I think you make a sound point that those who, at least think they were the most threatened by BLM (and the ensuing violence), saw those riots as giving permission to riot themselves if given an excuse to do so. The "our turn moment". I do think that dynamic was at play.
But who are those actually most threatened by BLM and racial justice protests and related violence and looting? surely the shopkeeper have a big beef, surely the good cops who do their best yet get lumped in with the bad have a legit beef, but who actually feels most threat by BLM?
But when he have Joe Biden decrying violence and looting, and Mitt Romney marching and saying "Black Lives Matter" we know that the center polity is not threatened by BLM or those riots.

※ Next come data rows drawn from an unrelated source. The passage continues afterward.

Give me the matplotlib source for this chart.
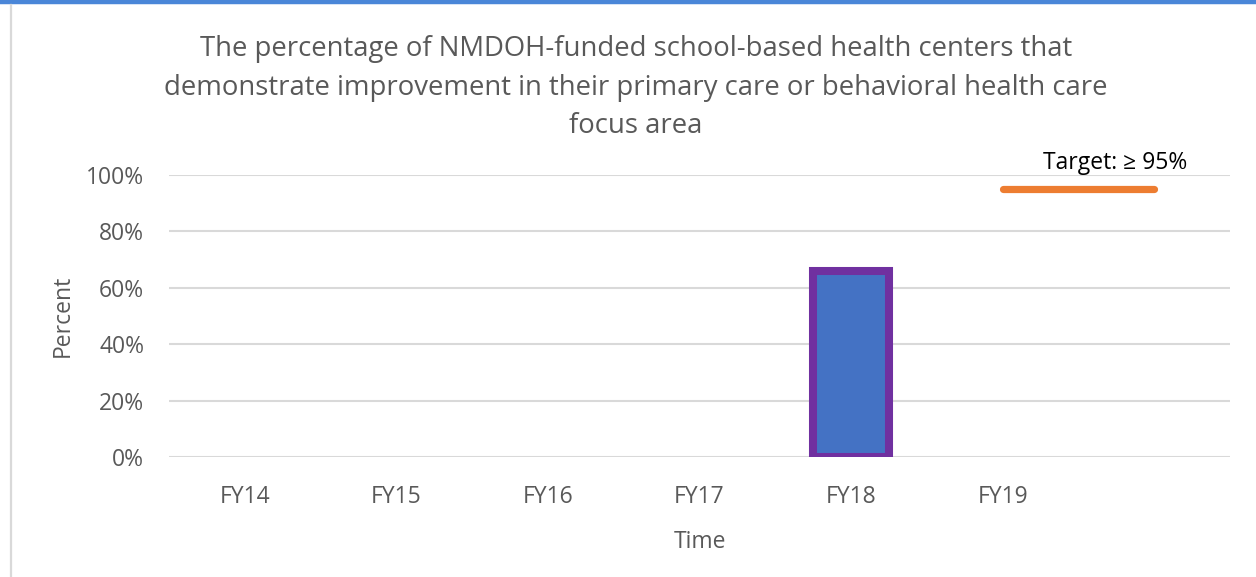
import numpy as np
import matplotlib
matplotlib.use('Agg')
from matplotlib import pyplot as plt
from matplotlib.lines import Line2D

# data
categories = ['FY14', 'FY15', 'FY16', 'FY17', 'FY18', 'FY19', '']
values = [np.nan, np.nan, np.nan, np.nan, 0.66, np.nan, np.nan]
target = [np.nan, np.nan, np.nan, np.nan, np.nan, 0.95, 0.95]
yticks = [0, 0.2, 0.4, 0.6, 0.8, 1.0]
ytick_labels = ['0%', '20%', '40%', '60%', '80%', '100%']

title = ('The percentage of NMDOH-funded school-based health centers that\n'
         'demonstrate improvement in their primary care or behavioral health care\n'
         'focus area')

plt.rcParams['font.family'] = ['Open Sans', 'DejaVu Sans']
grey = '#595959'

fig = plt.figure(figsize=(12.56, 5.77), dpi=100)
ax = fig.add_axes([0.1346, 0.2080, 0.8447, 0.4887])

x = np.arange(len(categories))
ax.bar(x, values, width=0.5, color='#4472C4', edgecolor='#7030A0',
       linewidth=5.8, zorder=3)
ax.plot(x, target, color='#ED7D31', linewidth=5.2, solid_capstyle='round',
        zorder=4)
ax.text(5.74, 1.042, 'Target: \u2265 95%', fontsize=16.5, color='black',
        ha='center', va='center', family=['Open Sans', 'DejaVu Sans'])

ax.set_xlim(-0.5, 6.5)
ax.set_ylim(0, 1.0)
ax.set_yticks(yticks)
ax.set_yticklabels(ytick_labels)
ax.set_xticks(x[:6])
ax.set_xticklabels(categories[:6])
ax.tick_params(length=0, labelsize=16.5, labelcolor=grey)
ax.tick_params(axis='y', pad=18)
ax.tick_params(axis='x', pad=20)
ax.grid(axis='y', color='#d9d9d9', linewidth=1.5, zorder=0)
ax.set_axisbelow(True)
for s in ax.spines.values():
    s.set_visible(False)

ax.set_xlabel('Time', fontsize=16.5, color=grey, labelpad=15)
ax.set_ylabel('Percent', fontsize=16.5, color=grey, labelpad=8)

fig.text(0.5064, 0.848, title, fontsize=19.8, color=grey, ha='center',
         va='center', linespacing=1.5)

# chart frame
fig.add_artist(Line2D([0, 1], [0.9965, 0.9965], transform=fig.transFigure,
                      color='#4A86D8', linewidth=3.2))
fig.add_artist(Line2D([0.0088, 0.0088], [0, 0.992], transform=fig.transFigure,
                      color='#d9d9d9', linewidth=1.6))

fig.savefig('out.png', dpi=100)
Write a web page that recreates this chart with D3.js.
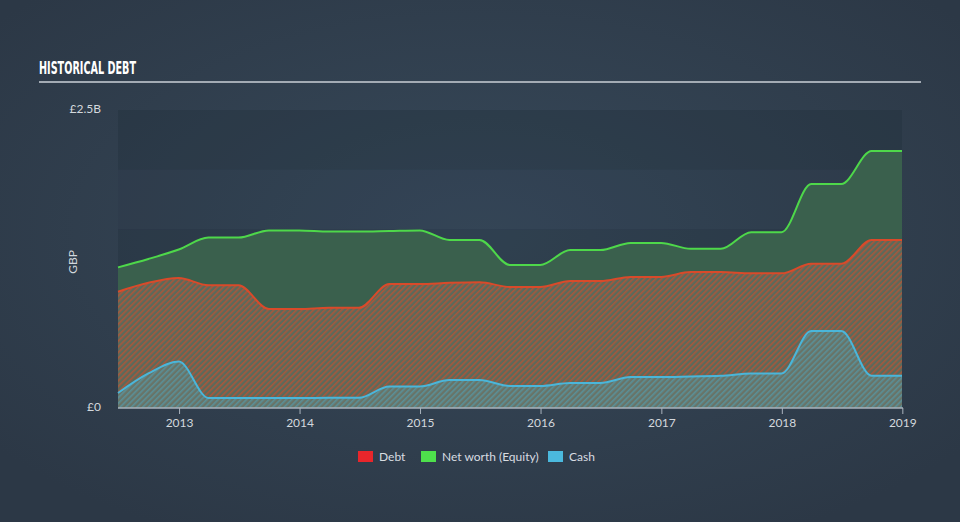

But yup, those "white" people who think they are hated, think they're being told they should feel guilty, because they have long turned the other way on police violence towards blacks, think they're being told that they are "guilty" simply for being white. We've all heard these claims by
some white people. As a white person with KKK and slaveholding ancestors, yet not "guilty" of their actions, I call all that whining by fellow whites. Ignorance. Prejudice.
But that set of feelings, resentments, anxieties has been fanned and fanned by those who, in one way or another, profit from such feelings. Yes, there's extreme elements on the left that need to be pushed back on by moderate Dems and R's and I's, but they really aren't a serious threat to the safety and wellbeing of those who assume they are threatened.
But there is a very real anxiety of economic wellbeing among many working class folks, and it's very easy to put up straw men 'demons' to blame for these problems. Race, ethnicity, gender, religion are all easy avenues to turn these anxieties into blame, and rallying points.
And these are all the playbook of the authoritarian, more specifically the fascist.
Heck, what does Antifa, the "demon" of that summer explicitly stand against?
So, I do agree with you about the dialectical aspect of the ebbs and flows, but I'd suggest that it bears a harder look at what's really going on in the various reactions and counter reactions.
And I think that the direct assault on democracy, both violently and through every other machination, should be viewed as quite different than a protest in order to be heard. Not unrelated, but very, very different.